En estos albores de 2015 una fotografía insólita ha revolucionado las redes sociales (tan peligrosas y manipulables como útiles y efectivas): en ella, Giancarlo Murisciano, siciliano de 28 años, licenciado en Ciencias Motoras y fisioterapeuta de profesión, sostiene en brazos la pasada Nochevieja a su abuela Antonia, de 87 y enferma de alzhéimer, cuyo rostro refleja con gran patetismo los estragos de la enfermedad. Al pie de la imagen, Murisciano añadió un texto que sobrecoge, por cuanto implica: "En el pasado tú me tenías sobre tus piernas; ahora lo hago yo, abuelita, sin vergüenza ni temor... para recordar a todos que la vida hay que vivirla y combatirla..., presente siempre y en cualquier circunstancia... Este es mi deseo para 2015: alguien a tu lado que te pueda proteger y confortar, para que estés feliz y sonriente con nosotros...". La foto ha revolucionado internet, y se cuentan por cientos de miles las personas que la han visionado y compartido, probablemente porque han sabido reconocer en ella, en toda su desnudez y dureza, la plasmación gráfica evidente de nuestra fragilidad, la necesidad que tenemos del otro. Es posible que la predisposición emocional de las fechas, los buenos deseos que caracterizan las fiestas navideñas, los propósitos un tanto falaces que solemos expresar cuando cada año termina y nos miramos precipitada e hipócritamente al espejo, incluso un cierto complejo de culpa colectiva, hayan influido de alguna manera en su éxito.

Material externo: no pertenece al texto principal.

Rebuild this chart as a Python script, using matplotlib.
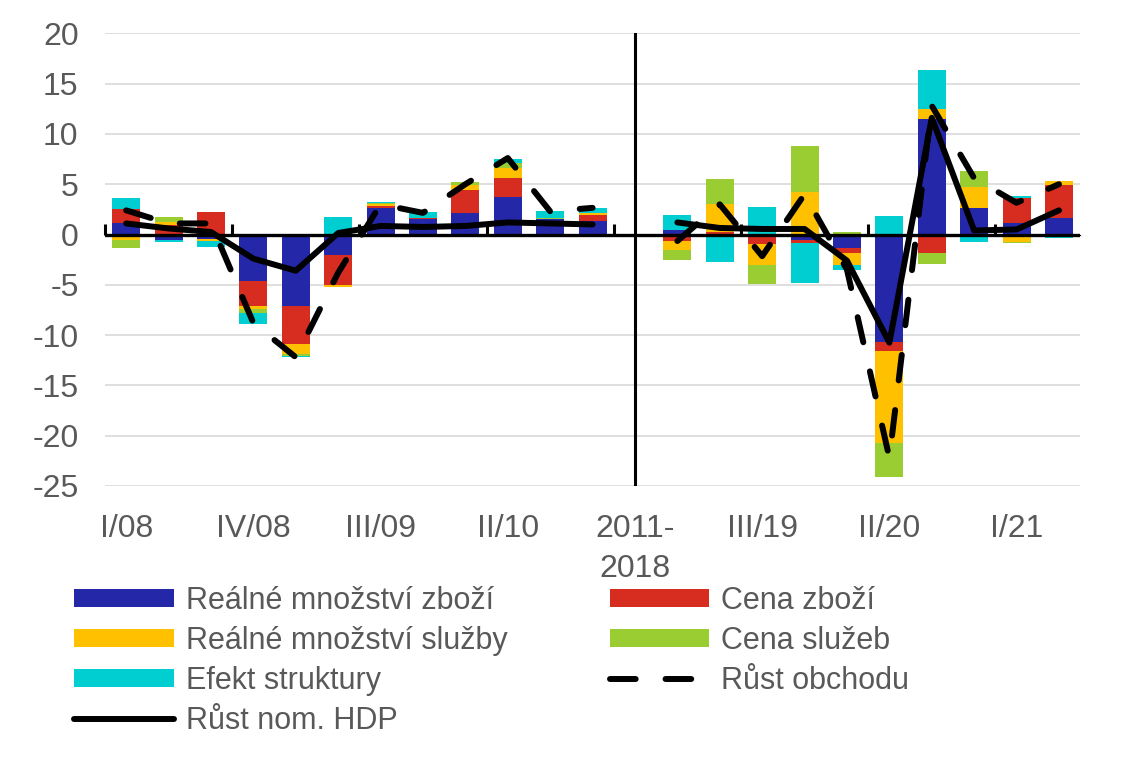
# -*- coding: utf-8 -*-
# Rozklad rustu obchodu - stacked bars + lines
import numpy as np
import matplotlib
matplotlib.use('Agg')
import matplotlib.pyplot as plt
from matplotlib.patches import Patch
from matplotlib.lines import Line2D

plt.rcParams['font.family'] = ['Liberation Sans', 'DejaVu Sans']
plt.rcParams['axes.unicode_minus'] = False

#%% data, index 12 = "2011-2018" gap
quarters = ['I/08', 'II/08', 'III/08', 'IV/08', 'I/09', 'II/09', 'III/09', 'IV/09',
            'I/10', 'II/10', 'III/10', 'IV/10', '2011-\n2018',
            'I/19', 'II/19', 'III/19', 'IV/19', 'I/20', 'II/20', 'III/20', 'IV/20',
            'I/21', 'II/21']

real_zbozi = [1.1, -0.5, -0.45, -4.6, -7.1, -2.0, 2.65, 1.5, 2.1, 3.7, 1.5, 1.3, np.nan,
              0.4, 0.0, -0.25, -0.55, -1.35, -10.65, 11.5, 2.6, 1.15, 1.65]
cena_zbozi = [1.45, 0.95, 2.25, -2.5, -3.8, -3.0, 0.2, 0.15, 2.35, 1.9, 0.0, 0.6, np.nan,
              -0.6, 0.25, -0.65, -0.25, -0.45, -0.95, -1.8, -0.15, 2.5, 3.25]
real_sluzby = [-0.55, 0.25, -0.2, -0.3, -1.0, -0.25, 0.15, 0.0, 0.5, 1.0, 0.0, 0.25, np.nan,
               -0.9, 2.8, -2.1, 4.2, -1.2, -9.1, 1.0, 2.15, -0.7, 0.45]
cena_sluzeb = [-0.75, 0.5, 0.0, -0.4, -0.15, 0.0, 0.12, 0.0, 0.3, 0.55, 0.1, 0.0, np.nan,
               -1.0, 2.5, -1.9, 4.55, 0.2, -3.4, -1.15, 1.55, -0.1, 0.0]
efekt_struktury = [1.1, -0.2, -0.55, -1.05, -0.15, 1.75, 0.1, 0.6, 0.0, 0.35, 0.75, 0.5, np.nan,
                   1.5, -2.7, 2.7, -4.05, -0.55, 1.8, 3.9, -0.6, 0.2, -0.35]

rust_obchodu = [2.4, 1.1, 1.1, -8.8, -12.2, -3.8, 3.0, 2.15, 5.0, 7.6, 2.3, 2.65, np.nan,
                -0.65, 3.0, -2.15, 4.0, -3.5, -22.2, 12.8, 5.6, 3.15, 5.0]
rust_hdp = [1.1, 0.6, 0.25, -2.4, -3.6, 0.15, 0.85, 0.75, 0.85, 1.2, 1.1, 1.0, np.nan,
            1.2, 0.65, 0.55, 0.55, -2.6, -10.75, 11.6, 0.4, 0.5, 2.4]

series = [('Reálné množství zboží', real_zbozi, '#2427A8'),
          ('Cena zboží', cena_zbozi, '#D62D20'),
          ('Reálné množství služby', real_sluzby, '#FFC000'),
          ('Cena služeb', cena_sluzeb, '#9ACD32'),
          ('Efekt struktury', efekt_struktury, '#00CED1')]

txtc = '#595959'
dash = (0, (4.3, 5.0))

#%% figure
fig = plt.figure(figsize=(11.24, 7.57), dpi=100)
ax = fig.add_axes([0.0934, 0.358, 0.8676, 0.598])

x = np.arange(len(quarters))
pos_bottom = np.zeros(len(x))
neg_bottom = np.zeros(len(x))
for name, vals, col in series:
    v = np.nan_to_num(np.asarray(vals, dtype=float))
    bottom = np.where(v >= 0, pos_bottom, neg_bottom)
    ax.bar(x, v, width=0.66, bottom=bottom, color=col, label=name, zorder=2)
    pos_bottom = pos_bottom + np.where(v > 0, v, 0)
    neg_bottom = neg_bottom + np.where(v < 0, v, 0)

ax.plot(x, rust_obchodu, color='black', lw=4.3, ls=dash,
        dash_capstyle='round', zorder=4)
ax.plot(x, rust_hdp, color='black', lw=4.3, solid_capstyle='round',
        solid_joinstyle='round', zorder=5)

# zero line and separator for the 2011-2018 gap
ax.axhline(0, color='black', lw=2.4, zorder=3)
ax.axvline(12, color='black', lw=2.2, zorder=3)

ax.set_xlim(-0.5, len(x) - 0.5)
ax.set_ylim(-25, 20)
ax.set_yticks(np.arange(-25, 21, 5))
ax.yaxis.grid(True, color='#D9D9D9', lw=1.2, zorder=0)
ax.set_axisbelow(True)
for s in ax.spines.values():
    s.set_visible(False)

ax.set_xticks(x[::3])
ax.set_xticklabels(quarters[::3], linespacing=1.45)
ax.tick_params(axis='x', length=0, pad=20, labelsize=23, labelcolor=txtc)
ax.tick_params(axis='y', length=0, pad=19, labelsize=23, labelcolor=txtc)

# category tick marks hanging from the zero line
zax = ax.secondary_xaxis(25 / 45)
zax.spines['bottom'].set_visible(False)
zax.set_xticks(np.arange(-0.5, len(x) - 0.5, 3))
zax.set_xticklabels([])
zax.tick_params(axis='x', length=8, width=2.2, direction='out', color='black')

#%% legend
h = {name: Patch(facecolor=col, edgecolor='none') for name, _, col in series}
h_obchod = Line2D([], [], color='black', lw=4.3, ls=dash, dash_capstyle='round')
h_hdp = Line2D([], [], color='black', lw=4.3, solid_capstyle='round')
handles = [h['Reálné množství zboží'], h['Reálné množství služby'], h['Efekt struktury'], h_hdp,
           h['Cena zboží'], h['Cena služeb'], h_obchod]
labels = ['Reálné množství zboží', 'Reálné množství služby', 'Efekt struktury', 'Růst nom. HDP',
          'Cena zboží', 'Cena služeb', 'Růst obchodu']
leg = fig.legend(handles, labels, ncol=2, loc='upper left',
                 bbox_to_anchor=(0.055, 0.242), frameon=False,
                 fontsize=22, handlelength=3.27, handleheight=0.52,
                 handletextpad=0.38, labelspacing=0.33, columnspacing=3.35,
                 borderaxespad=0)
for t in leg.get_texts():
    t.set_color(txtc)

fig.savefig('out.png', dpi=100)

Aun así, resulta innegable su desgarradora autenticidad, el desvalimiento y la orfandad que transmite, la invalidez de la anciana y la generosidad sin sonrojo de su nieto, la empatía que siente quien la mira al pensar que un día pueda encontrarse en la misma situación, el deseo implícito de que cuando tal circunstancia llegue tengamos a nuestro lado a un nieto como Giancarlo. "A menudo el anciano no tiene otro argumento para probar que ha vivido mucho tiempo que su edad", decía L.A. Séneca en Sobre la tranquilidad del espíritu . Y, cuando eso ocurre, a lo máximo que podemos aspirar es a esperar la muerte con dignidad; si no podemos por nosotros mismos, con la ayuda de quienes nos quieren y un día quisimos.

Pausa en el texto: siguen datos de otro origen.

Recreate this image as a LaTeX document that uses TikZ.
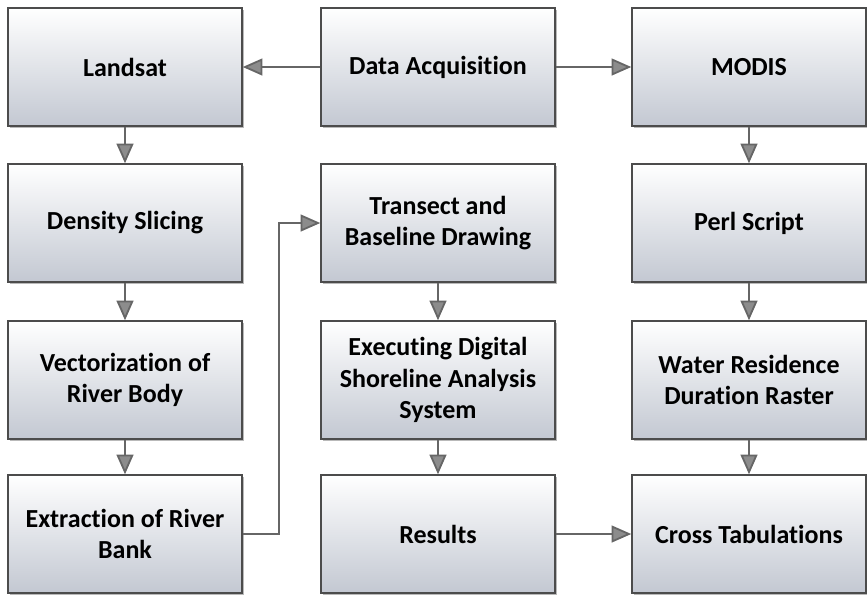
\documentclass[tikz,border=0pt]{standalone}
\usepackage{fontspec}
\setmainfont[Ligatures=NoCommon]{Carlito}
\usetikzlibrary{arrows.meta,shadows}
\definecolor{boxgray}{RGB}{195,200,210}

\begin{document}
\begin{tikzpicture}[x=0.025cm,y=-0.025cm,>={Triangle[length=14pt,width=12pt,fill=black!45]},
  thick,box node/.style={rectangle,draw=black!70,line width=1pt,top color=white,bottom color=boxgray,
    minimum width=5.85cm,minimum height=2.95cm,align=center,
    font=\fontsize{18.5}{22.5}\selectfont\bfseries,
    drop shadow={shadow xshift=1.2pt,shadow yshift=-1.2pt,fill=black!55}},
  link/.style={->,draw=black!60,line width=1.3pt}]

  \useasboundingbox (0,0) rectangle (867,594);

  \node[box node] (landsat) at (125,67) {Landsat};
  \node[box node] (acq) at (438,67) {Data Acquisition};
  \node[box node] (modis) at (749,67) {MODIS};
  \node[box node] (slice) at (125,223) {Density Slicing};
  \node[box node] (transect) at (438,223) {Transect and\\Baseline Drawing};
  \node[box node] (perl) at (749,223) {Perl Script};
  \node[box node] (vector) at (125,380) {Vectorization of\\River Body};
  \node[box node] (dsas) at (438,380) {Executing Digital\\Shoreline Analysis\\System};
  \node[box node] (raster) at (749,380) {Water Residence\\Duration Raster};
  \node[box node] (extract) at (125,534) {Extraction of River\\Bank};
  \node[box node] (results) at (438,534) {Results};
  \node[box node] (cross) at (749,534) {Cross Tabulations};

  \path[link]
    (acq) edge (landsat)
    (acq) edge (modis)
    (landsat) edge (slice)
    (slice) edge (vector)
    (vector) edge (extract)
    (transect) edge (dsas)
    (dsas) edge (results)
    (results) edge (cross)
    (modis) edge (perl)
    (perl) edge (raster)
    (raster) edge (cross);

  \draw[link] (extract.east) -- ++(36,0) |- (transect.west);

\end{tikzpicture}
\end{document}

Obviamente, no es casual que el chico sea siciliano. En esta isla italiana el respeto a los mayores sigue siendo principio rector de vida, mantiene vigentes los pilares morales heredados del crisol de civilizaciones que a lo largo de los siglos han ido conformando su cultura, nutriendo su sabiduría natural, depurando sus virtudes. La Sicilia de los grandes yacimientos griegos y romanos (Siracusa, Catania, Lipari, Agrigento, Selinunte, Segesta, Taormina, Palermo, Piazza Armerin...); del Renacimiento y el Barroco; del Gatopardo y la Revolución; de la Cosa Nostra y la vendetta; de la especulación y la miseria; del buen vino y la mejor mesa; de la resignación un tanto fatalista ante la fuerza del destino..., sigue manteniendo como uno de sus principios definidores la que fue prenda ética básica en el mundo romano: la pietas ; es decir, el respeto a los mayores, el reconocimiento a su sabiduría y capacidad, el compromiso activo ante su indefensión y sus limitaciones, el cariño incontestable de quienes ven en ellos modelo a seguir, a los autores de sus días, a quienes sin medir esfuerzos, sudores ni lágrimas, contribuyeron a legarles un mundo mejor, aun a costa de sí mismos. Ya he contado en alguna otra ocasión que Augusto la reivindicó como uno de los fundamentos ideológicos de su nueva forma de gobierno. Se retrotrajo para ello al propio Eneas, cuando salvó a Anquises, su padre (que portaba además sobre sus rodillas la caja con los Penates, o dioses del hogar), y a Ascanio, su hijo, de la destrucción de Troya; a lo mejor de la tradición etrusca y republicana, que todos en Roma entendían como cimiento incontestable de su raza. Pío es uno de los epítetos más repetidos y preciados en la epigrafía funeraria romana a la hora de referirse a los difuntos evocados en los epitafios, y algunos emperadores lo adoptaron entre sus títulos reforzando así la idea de que la pietas constituye virtud intrínseca --no sobrevenida-- a ciertos seres humanos, de ahí su grandeza. Para representarla se usaron diversas alegorías, pero ninguna tan llamativa y entrañable como la cigüeña, que vuelve cada año al mismo nido y muestra en su comportamiento una gran querencia al que metafóricamente podría ser considerado su hogar, además de a sus ancestros. Todo ello va, sin duda, en el ADN de Giancarlo Murisciano, que con su gesto ha dado al mundo una lección de humildad, nobleza y piedad filial, tan difícil de ver en nuestros días.